When Alban Berg’s first opera, Wozzeck first premiered in 1925 it presented a major challenge. A challenge for both performers and audiences alike with it’s new vocabulary and musical idiom as well as its unstinting look at the dark underside of humanity. Today, almost sixty-five years later, the work is still a challenging, demanding work for all participants.
San Francisco Opera’s current production tackles the work with considerable success. Lotfi Mansouri, who staged the production when it was new last time around, was once again the director for this revival. He capitalizes on the dramatic possibilities with a clear, straightforward presentation that focuses on the coldness and bleakness of the story.
Michael Levine’s set design, which suggests the cinematic quality of the score and libretto with its split-stage setting, further creates an atmosphere of harsh inhumanity.
In the title role, Held sang the role with unfailing intensity and stamina and a consistently firm, round tone. He scrupulously attended to Berg’s markings, applying sprechtstimme without resorting to barking. But his characterization was more problematic. From the very start, this was a defeated Wozzeck with virtually no apparent humanity remaining. With seeing the spirit crushing process, the story is no longer tragic, but only pathetic, and the cathartic impact is severely diminished.
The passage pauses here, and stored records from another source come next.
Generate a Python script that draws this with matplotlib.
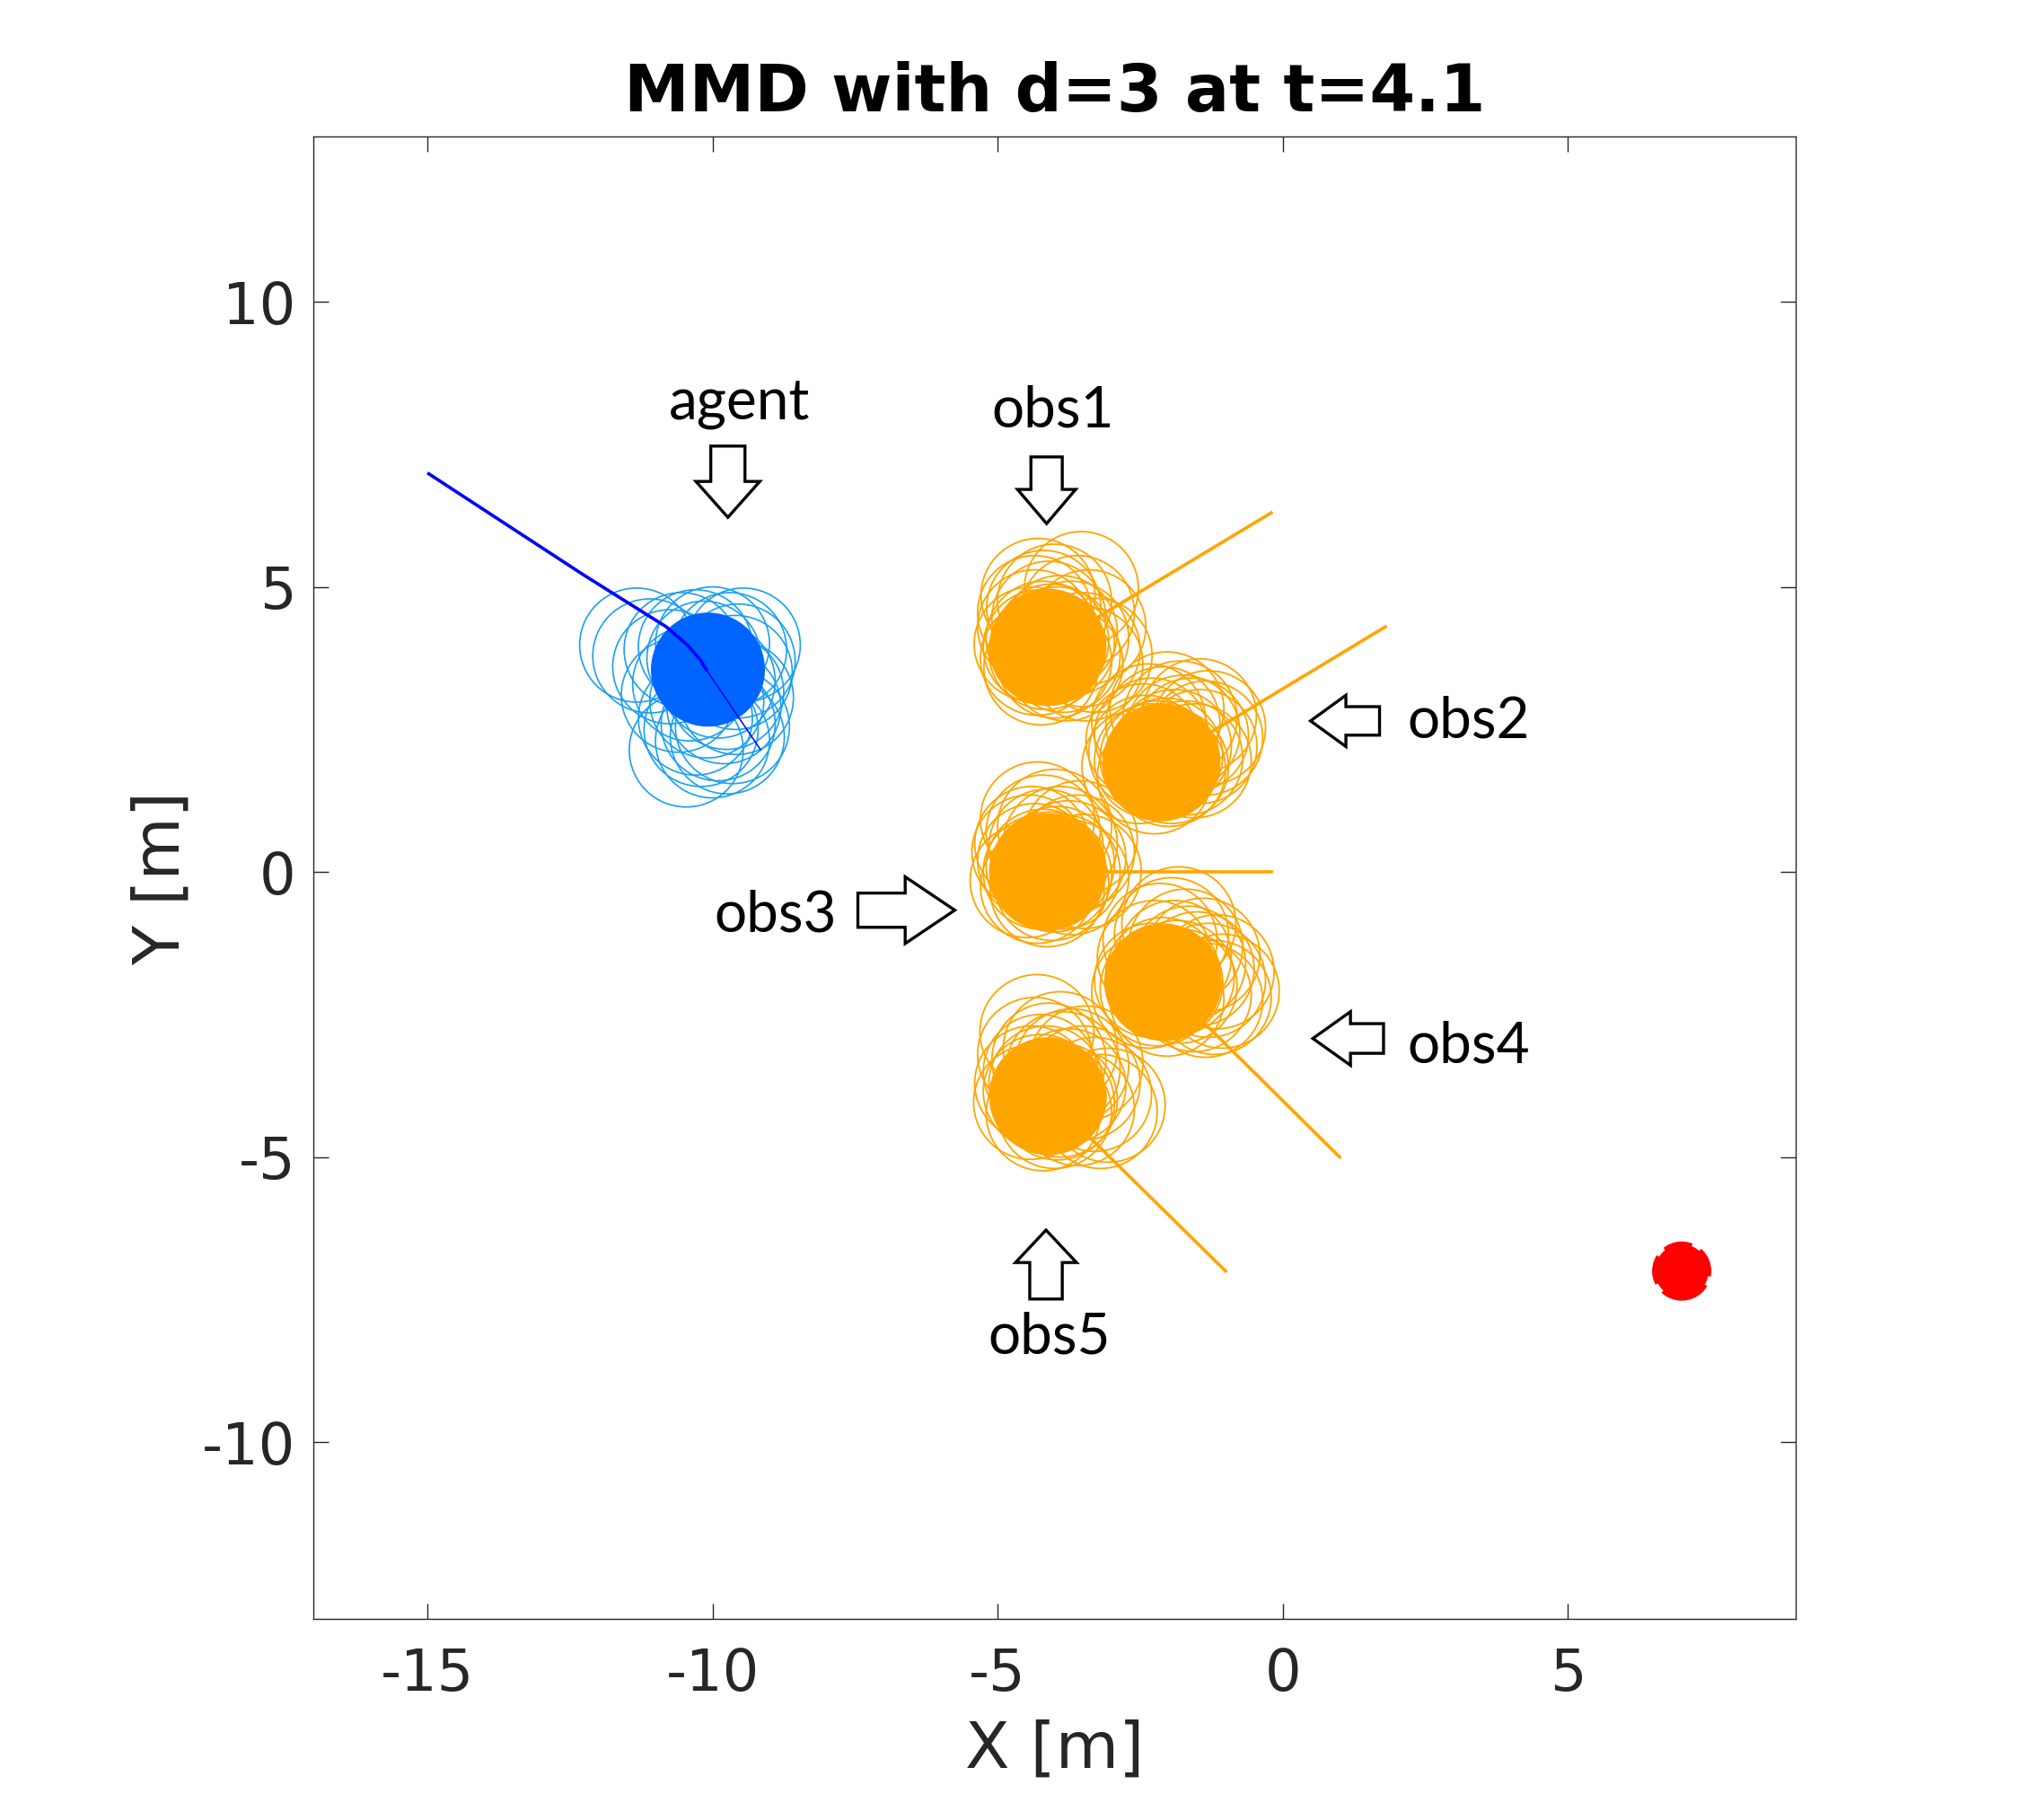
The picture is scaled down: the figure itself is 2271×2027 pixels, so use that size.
import numpy as np
import matplotlib
matplotlib.use('Agg')
import matplotlib.pyplot as plt
from matplotlib.patches import Circle, FancyArrow

plt.rcParams['axes.unicode_minus'] = False

# --- data ---
radius = 1.0

# agent: executed path (thick) and short planned path (thin)
agent_path_x = [-15.0, -12.26, -10.81, -10.44, -10.22, -10.09]
agent_path_y = [7.0, 5.21, 4.30, 3.98, 3.73, 3.52]
agent_plan_x = [-10.09, -9.16]
agent_plan_y = [3.52, 2.15]
agent_pos = (-10.08, 3.55)
agent_samples_x = [-11.33, -11.10, -10.46, -9.46, -9.58, -9.74, -10.75, -10.55, -10.30, -10.00,
                   -9.70, -9.60, -10.40, -10.10, -9.90, -10.20, -9.80, -10.60, -9.55, -10.00,
                   -9.65, -10.30, -9.90, -9.75, -10.15]
agent_samples_y = [3.98, 3.79, 2.14, 3.98, 3.06, 2.37, 3.60, 3.90, 3.95, 4.00,
                   3.90, 3.50, 3.30, 3.00, 2.60, 2.50, 2.90, 3.10, 3.70, 2.30,
                   2.55, 2.70, 3.35, 3.15, 3.75]

# obstacles: start of track, current position, predicted samples
obs_names = ['obs1', 'obs2', 'obs3', 'obs4', 'obs5']
obs_start_x = [-0.2, 1.8, -0.2, 1.0, -1.0]
obs_start_y = [6.3, 4.3, 0.0, -5.0, -7.0]
obs_pos_x = [-4.12, -2.12, -4.12, -2.10, -4.12]
obs_pos_y = [3.94, 1.93, 0.0, -1.93, -3.93]

obs1_samples_x = [-4.41, -4.35, -4.29, -4.19, -4.00, -3.53, -3.29, -4.24, -4.30, -4.10, -3.90,
                  -3.70, -3.50, -3.40, -3.60, -4.00, -3.80, -4.20, -3.95, -4.35, -3.45,
                  -4.15, -4.05, -4.25, -3.85]
obs1_samples_y = [4.00, 4.30, 4.85, 4.64, 4.75, 4.97, 3.80, 3.58, 3.75, 4.45, 4.20,
                  4.10, 3.90, 4.30, 4.55, 3.70, 3.65, 4.10, 4.00, 4.55, 3.65,
                  3.85, 4.05, 3.95, 3.80]
obs2_samples_x = [-2.52, -1.30, -2.03, -1.46, -2.25, -2.40, -2.30, -2.10, -1.80, -1.60,
                  -1.45, -1.70, -1.90, -2.00, -1.55, -2.35, -1.75, -2.20, -1.35, -2.45,
                  -2.15, -2.05, -1.95, -2.30]
obs2_samples_y = [1.85, 2.53, 2.86, 2.74, 1.67, 2.10, 2.40, 2.60, 2.70, 2.40,
                  2.20, 2.00, 2.20, 1.80, 1.95, 2.65, 2.45, 2.00, 2.35, 2.30,
                  1.90, 2.05, 1.85, 1.95]
obs3_samples_x = [-4.48, -4.30, -3.48, -4.13, -4.35, -4.40, -4.20, -4.00, -3.90, -3.75,
                  -3.60, -4.25, -4.05, -3.85, -4.45, -3.70, -4.15, -3.95, -3.55, -4.30,
                  -4.10, -4.20, -4.00]
obs3_samples_y = [-0.15, 0.93, 0.01, -0.31, 0.20, 0.50, 0.70, 0.80, 0.50, 0.25,
                  0.35, 0.00, -0.20, 0.00, 0.35, -0.10, 0.45, 0.15, 0.60, -0.25,
                  0.05, 0.10, -0.05]
obs4_samples_x = [-2.35, -1.82, -1.06, -2.03, -1.40, -2.25, -2.15, -1.95, -1.70, -1.50,
                  -1.30, -1.20, -1.55, -1.80, -2.10, -1.65, -1.90, -2.30, -1.35, -1.15,
                  -2.05, -2.20, -1.85]
obs4_samples_y = [-2.09, -0.91, -2.09, -2.23, -1.46, -1.50, -1.20, -1.10, -1.30, -1.70,
                  -1.90, -2.20, -2.15, -2.00, -1.80, -1.60, -1.50, -1.90, -2.25, -1.75,
                  -1.95, -2.05, -1.85]
obs5_samples_x = [-4.42, -4.31, -3.06, -4.20, -4.35, -4.25, -4.10, -3.90, -3.70, -3.50,
                  -3.30, -3.20, -3.60, -3.90, -4.15, -3.75, -4.40, -3.45, -4.00, -3.85,
                  -4.10, -4.25, -3.95]
obs5_samples_y = [-4.04, -2.80, -4.09, -4.24, -3.20, -3.50, -3.30, -3.10, -3.40, -3.70,
                  -3.90, -4.20, -4.15, -4.00, -3.70, -3.75, -3.70, -3.35, -4.20, -3.45,
                  -3.95, -3.85, -4.05]
obs_samples = [(obs1_samples_x, obs1_samples_y), (obs2_samples_x, obs2_samples_y),
               (obs3_samples_x, obs3_samples_y), (obs4_samples_x, obs4_samples_y),
               (obs5_samples_x, obs5_samples_y)]

goal = (7.0, -7.0)

x_ticks = [-15, -10, -5, 0, 5]
y_ticks = [-10, -5, 0, 5, 10]

# --- figure ---
fig = plt.figure(figsize=(22.71, 20.27), dpi=100)
ax = fig.add_axes([0.1537, 0.1105, 0.7270, 0.8145])

light_blue = '#1a9ff2'
agent_blue = '#0064ff'
orange = '#ffa500'
dark = '#262626'

# agent
for sx, sy in zip(agent_samples_x, agent_samples_y):
    ax.add_patch(Circle((sx, sy), radius, fill=False, ec=light_blue, lw=1.2, zorder=2))
ax.add_patch(Circle(agent_pos, radius, fc=agent_blue, ec='none', zorder=3))
ax.plot(agent_path_x, agent_path_y, color='#0000ff', lw=2.6, solid_capstyle='butt', zorder=4)
ax.plot(agent_plan_x, agent_plan_y, color='#0000ff', lw=1.1, zorder=4)

# obstacles
for i in range(len(obs_names)):
    sx_list, sy_list = obs_samples[i]
    for sx, sy in zip(sx_list, sy_list):
        ax.add_patch(Circle((sx, sy), radius, fill=False, ec=orange, lw=1.3, zorder=2))
    ax.plot([obs_start_x[i], obs_pos_x[i]], [obs_start_y[i], obs_pos_y[i]],
            color=orange, lw=2.6, zorder=3)
    ax.add_patch(Circle((obs_pos_x[i], obs_pos_y[i]), radius * 1.03, fc=orange, ec='none', zorder=4))

# goal
ax.add_patch(Circle(goal, 0.47, fc='red', ec='red', lw=4.5,
                    linestyle=(0, (5.0, 1.6)), zorder=5))

# block arrows + labels
arrow_kw = dict(length_includes_head=True, fc='white', ec='black', lw=2.4, zorder=6)
ax.add_patch(FancyArrow(-9.73, 7.47, 0, -1.25, width=0.6, head_width=1.12, head_length=0.63, **arrow_kw))
ax.add_patch(FancyArrow(-4.14, 7.28, 0, -1.17, width=0.55, head_width=1.02, head_length=0.6, **arrow_kw))
ax.add_patch(FancyArrow(1.70, 2.65, -1.21, 0, width=0.5, head_width=0.9, head_length=0.62, **arrow_kw))
ax.add_patch(FancyArrow(-7.45, -0.67, 1.70, 0, width=0.6, head_width=1.17, head_length=0.87, **arrow_kw))
ax.add_patch(FancyArrow(1.77, -2.92, -1.24, 0, width=0.52, head_width=0.94, head_length=0.66, **arrow_kw))
ax.add_patch(FancyArrow(-4.15, -7.49, 0, 1.21, width=0.57, head_width=1.07, head_length=0.57, **arrow_kw))

lab_kw = dict(family='Lato', fontsize=46, color='black', ha='center', va='baseline', zorder=7)
ax.text(-9.53, 7.95, 'agent', **lab_kw)
ax.text(-4.03, 7.80, 'obs1', **lab_kw)
ax.text(3.26, 2.35, 'obs2', **lab_kw)
ax.text(-8.89, -1.05, 'obs3', **lab_kw)
ax.text(3.26, -3.35, 'obs4', **lab_kw)
ax.text(-4.10, -8.45, 'obs5', **lab_kw)

# axes styling (matlab look)
ax.set_xlim(-17, 9)
ax.set_ylim(-13.1, 12.9)
ax.set_xticks(x_ticks)
ax.set_yticks(y_ticks)
ax.tick_params(direction='in', length=12, width=1.0, color=dark, labelsize=46,
               labelcolor=dark, top=True, right=True)
ax.tick_params(axis='x', pad=22)
ax.tick_params(axis='y', pad=14)
for s in ax.spines.values():
    s.set_color(dark)
    s.set_linewidth(1.0)

ax.set_xlabel('X [m]', fontsize=52, color=dark, labelpad=14)
ax.set_ylabel('Y [m]', fontsize=52, color=dark, labelpad=8)
ax.set_title('MMD with d=3 at t=4.1', fontsize=52.5, fontweight='bold', pad=20)

fig.savefig('out.png', dpi=100, facecolor='white')
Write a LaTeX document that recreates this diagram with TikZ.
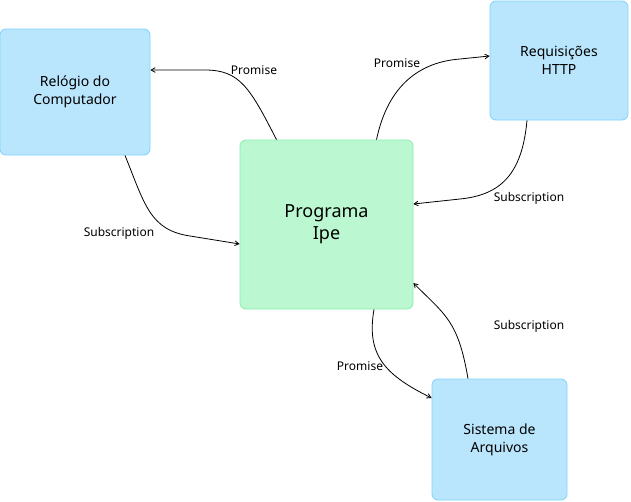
\documentclass[tikz,border=0pt]{standalone}
\usepackage{fontspec}
\setmainfont{Noto Sans}
\usepackage{xcolor}
\usepackage{tikz}
\usetikzlibrary{shapes.geometric, arrows}
\definecolor{skyfill}{HTML}{BAE6FD}
\definecolor{skyline}{HTML}{7DD3FC}
\definecolor{greenfill}{HTML}{BBF7D0}
\definecolor{greenline}{HTML}{86EFAC}
\tikzstyle{source} = [rectangle, rounded corners=6pt, text centered, align=center, draw=skyline, line width=0.8pt, fill=skyfill, font=\fontsize{14}{18}\selectfont]
\tikzstyle{program} = [rectangle, rounded corners=6pt, text centered, align=center, draw=greenline, line width=0.8pt, fill=greenfill, font=\fontsize{18}{22}\selectfont]
\tikzstyle{arrow} = [line width=0.8pt, ->, >=angle 60]
\tikzstyle{edgelabel} = [font=\fontsize{12}{14}\selectfont]

\begin{document}
\begin{tikzpicture}[x=1pt, y=-1pt]
\useasboundingbox (0,0) rectangle (631,501);

% Nodes
\node (clock) [source, minimum width=150pt, minimum height=126pt] at (75,92) {\raisebox{-3pt}{Relógio do}\\\raisebox{-3pt}{Computador}};
\node (http) [source, minimum width=138pt, minimum height=119pt] at (559,60.5) {\raisebox{-3pt}{Requisições}\\\raisebox{-3pt}{HTTP}};
\node (ipe) [program, minimum width=173pt, minimum height=169pt] at (326.5,224.5) {\raisebox{-4pt}{Programa}\\\raisebox{-4pt}{Ipe}};
\node (files) [source, minimum width=135pt, minimum height=121pt] at (499.5,439.5) {\raisebox{-3pt}{Sistema de}\\\raisebox{-3pt}{Arquivos}};

% Labels
\node (lclock) [edgelabel] at (254,70) {Promise};
\node (lhttp) [edgelabel] at (397,63) {Promise};
\node (lhttpsub) [edgelabel] at (529,198) {Subscription};
\node (lclocksub) [edgelabel] at (119,233) {Subscription};
\node (lfiles) [edgelabel] at (360,366) {Promise};
\node (lfilessub) [edgelabel] at (529,326) {Subscription};

% Arrows
\draw [arrow] ([xshift=-50pt]ipe.north) .. controls (250,88) and (240,70) .. (205,70) -- ([yshift=22pt]clock.east);
\draw [arrow] ([xshift=50pt]ipe.north) .. controls (388,85) and (420,62) .. (460,59) -- ([yshift=4.5pt]http.west);
\draw [arrow] ([xshift=-32pt]http.south) .. controls (522,175) and (500,195) .. (460,199) -- ([yshift=20.5pt]ipe.east);
\draw [arrow] ([xshift=50pt]clock.south) .. controls (145,205) and (150,230) .. (190,236) -- ([yshift=-19.5pt]ipe.west);
\draw [arrow] ([xshift=47.5pt]ipe.south) .. controls (366,355) and (385,375) .. ([yshift=41.5pt]files.west);
\draw [arrow] ([xshift=-31.5pt]files.north) .. controls (458,320) and (445,315) .. ([yshift=-58.5pt]ipe.east);

\end{tikzpicture}
\end{document}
In fine voice and dramatically as intense as ever, Behrens gave Marie a searing individuality. Behrens throws herself into a role and a performance like few singers today. Risking all and saving nothing, when it works as it did in this performance, the results are overwhelming.
The supporting cast all gave nice detailed, well sung performances. In particular Dennis Petersen’s cocky Captain and Michael Eder’s icy, eerie Doctor added to the drama of Wozzeck.
Michael Boder took full advantage of the orchestra’s principal role in the opera, unleashing a torrent of sound at times and giving the score its full theatrical due.